On top of it all, I've spent what FEELS like DAYS babysitting people who should not need to be babysat in order to accomplish things that are written on their job description. And we're not talking about employees here, we're talking about people who work elsewhere - title companies, other lenders, etc.
It would appear that "The New Normal" goes like this:
"Hmm, this just came in on the fax machine, Becky, it says we are supposed to do something, but I'm not sure what. Can you help me?"Then I call back, because NOTHING HAPPENED, and what do I get? See previous post regarding Music on Hold.
Becky: "Well, I can't tell either, so just put it on the corner of your desk, and maybe somebody will call you back and tell you what to do with it."
"Do you think I should call ThatOneGuy back and ASK him what I should do?"
Becky: "Nah, he'll call you - he always calls to follow up. Just wait for him to call you back."
So, in light of this conversation, I've put together a little list of my new appellations for these sorts of people:
38 Kinder, Gentler Terms for Stupid People
The wheel's spinning, but the hamster's dead.
A few clowns short of a circus.
A few fries short of a Happy Meal.
An experiment in Artificial Stupidity.
A few beers short of a six-pack.
Dumber than a box of hair.
A few peas short of a casserole.
Doesn't have all his cornflakes in one box.
One Froot Loop shy of a full bowl.
One taco short of a combination plate.
A few feathers short of a whole duck.
All foam, no beer.
The cheese slid off his cracker.
Body by Fisher - brains by Mattel.
Has an IQ of 2, and it takes 3 to grunt.
Warning: Objects in mirror are dumber than they appear.
Couldn't pour water out of a boot with instructions on the heel.
He fell out of the stupid tree and hit every branch on the way down.
An intellect rivaled only by that of garden tools.
As smart as bait.
Doesn't have all his dogs on one leash.
Doesn't know much, but leads the league in nostril hair.
Elevator doesn't go all the way to the top floor.

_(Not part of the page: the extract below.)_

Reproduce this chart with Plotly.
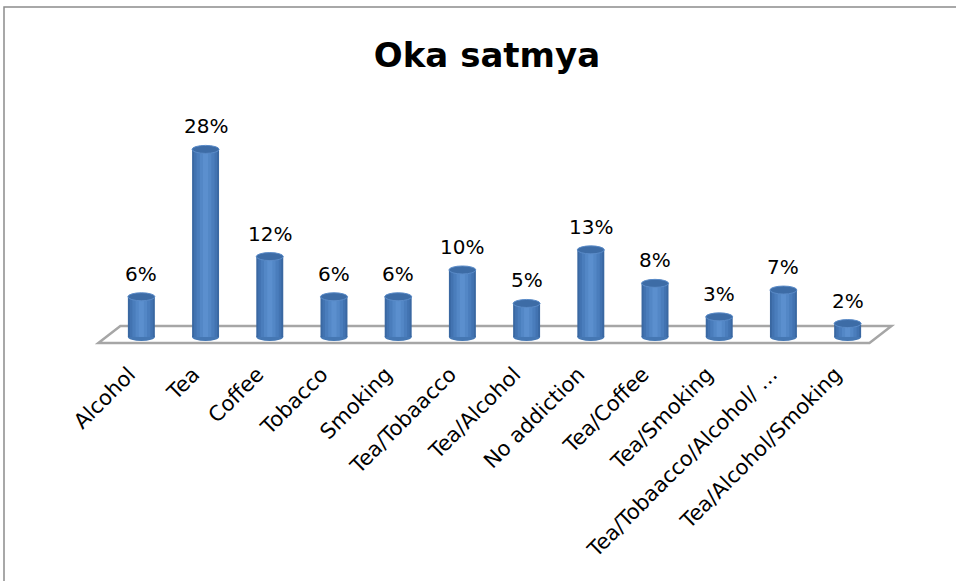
import plotly.graph_objects as go

categories = ["Alcohol", "Tea", "Coffee", "Tobacco", "Smoking", "Tea/Tobaacco",
              "Tea/Alcohol", "No addiction", "Tea/Coffee", "Tea/Smoking",
              "Tea/Tobaacco/Alcohol/ …", "Tea/Alcohol/Smoking"]
percent = [6, 28, 12, 6, 6, 10, 5, 13, 8, 3, 7, 2]

W, H = 956, 581
n = len(categories)
X_MIN, X_MAX = -0.8, n - 0.2
Y_MIN, Y_MAX = -1.5, 30
STEP = 64.2                           # pixels per category
L = round(141 - (0 - X_MIN) * STEP)
R = W - round(141 + X_MAX * STEP)
T, B = 136, 234
pw = W - L - R
ph = H - T - B
px_x = (X_MAX - X_MIN) / pw          # data units per pixel (x)
px_y = (Y_MAX - Y_MIN) / ph          # data units per pixel (y)

idx = list(range(n))
fig = go.Figure()

# cylinder body built from overlaid bars, darker at the edges
shades = [(0.42, "#3A68A2"), (0.36, "#4273B1"), (0.28, "#4A7DBC"),
          (0.18, "#5387C6"), (0.08, "#5B8FCE")]
for w, c in shades:
    fig.add_trace(go.Bar(x=idx, y=percent, width=w, marker_color=c,
                         marker_line_width=0, hoverinfo="skip",
                         showlegend=False))

shapes = []
# floor
fx0, fx1 = -0.67, n - 1 + 0.34
dx = 22 * px_x
fy0, fy1 = -6 * px_y, 11 * px_y
shapes.append(dict(type="path", xref="x", yref="y", layer="below",
                   path=f"M {fx0},{fy0} L {fx1},{fy0} L {fx1+dx},{fy1} L {fx0+dx},{fy1} Z",
                   line=dict(color="#A6A6A6", width=2.5), fillcolor="white"))
eh = 4 * px_y
for i, v in zip(idx, percent):
    # rounded bottom
    shapes.append(dict(type="circle", xref="x", yref="y", layer="below",
                       x0=i - 0.21, x1=i + 0.21, y0=-eh, y1=eh,
                       fillcolor="#4577B3", line_width=0))
    # top ellipse
    shapes.append(dict(type="circle", xref="x", yref="y",
                       x0=i - 0.21, x1=i + 0.21, y0=v - eh, y1=v + eh,
                       fillcolor="#3D6CA6", line=dict(color="#5A8BC8", width=1)))

# chart border (left and top only visible)
shapes.append(dict(type="rect", xref="paper", yref="paper",
                   x0=(4 - L) / pw, x1=(W + 20 - L) / pw,
                   y0=-(H + 20 - T - ph) / ph, y1=(H - 7 - B) / ph,
                   line=dict(color="#8C8C8C", width=1.5), fillcolor="rgba(0,0,0,0)",
                   layer="below"))

annotations = [dict(x=i, y=v, text=f"{v}%", showarrow=False, yanchor="bottom",
                    yshift=9, font=dict(size=20, color="black"))
               for i, v in zip(idx, percent)]

fig.update_layout(
    width=W, height=H,
    margin=dict(l=L, r=R, t=T, b=B),
    barmode="overlay",
    plot_bgcolor="white", paper_bgcolor="white",
    font=dict(family="'DejaVu Sans', sans-serif", color="black"),
    title=dict(text="<b>Oka satmya</b>", x=(487 - L) / pw, xref="paper",
               y=1 - 55 / H, yref="container", xanchor="center", yanchor="middle",
               font=dict(size=34, color="black")),
    shapes=shapes,
    annotations=annotations,
    showlegend=False,
)
# labels end slightly left of the column centre, as in the original
fig.update_xaxes(tickmode="array", tickvals=[i - 0.19 for i in idx], ticktext=categories,
                 range=[X_MIN, X_MAX], tickangle=-45, showgrid=False,
                 showline=False, zeroline=False, ticks="", automargin=False,
                 tickfont=dict(size=21, color="black"), ticklabelstandoff=10)
fig.update_yaxes(range=[Y_MIN, Y_MAX], visible=False, showgrid=False)

fig.write_html("out.html", config={"displayModeBar": False},
               post_script="document.body.style.margin='0px';")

Forgot to pay his brain bill.
Her sewing machine's out of thread.
His antenna doesn't pick up all the channels.
His belt doesn't go through all the loops.
If he had another brain, it would be lonely.

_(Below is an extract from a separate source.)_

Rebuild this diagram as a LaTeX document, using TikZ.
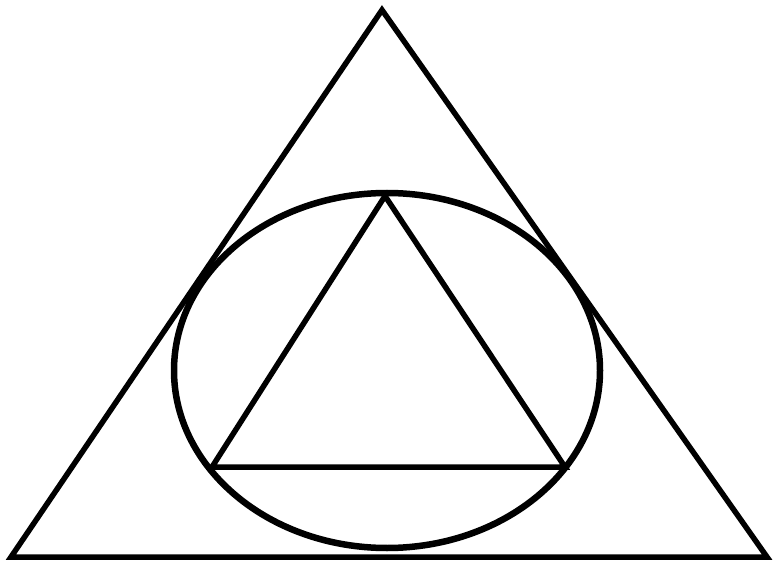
\documentclass[tikz,border=0pt]{standalone}
\begin{document}
\begin{tikzpicture}[x=1pt,y=-1pt,
  stroke/.style={draw=black,line width=5.5pt,line join=miter}]
\useasboundingbox (0,0) rectangle (779,577);
% outer triangle
\coordinate (A) at (382,10);
\coordinate (B) at (11,557);
\coordinate (C) at (767,557);
\draw[stroke] (A) -- (B) -- (C) -- cycle;
% ellipse
\coordinate (O) at (387,370.5);
\draw[stroke,line width=6.5pt] (O) ellipse [x radius=213, y radius=177.5];
% inner triangle
\coordinate (P) at (385,196);
\coordinate (Q) at (212,467);
\coordinate (R) at (565,467);
\draw[stroke] (P) -- (Q) -- (R) -- cycle;
\end{tikzpicture}
\end{document}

Missing a few buttons on his remote control.
No grain in the silo.
Proof that evolution can go in reverse.
Receiver is off the hook.
Several nuts short of a full pouch.
Skylight leaks a little.
Surfing in Nebraska.
Strong, like Bear ... Smart, like Tractor.
I have other lists too, compiled over long periods of thought on deep subjects. My favorite list, I think, is the list of alternate names for the beloved camel-toe. I'll post that one day, and offend you all in one swell foop.
Until then, I have people to babysit. Heaven forbid that they should follow a task to its logical conclusion. That would be TOO MUCH. Way above and beyond the call of duty. Hazard pay.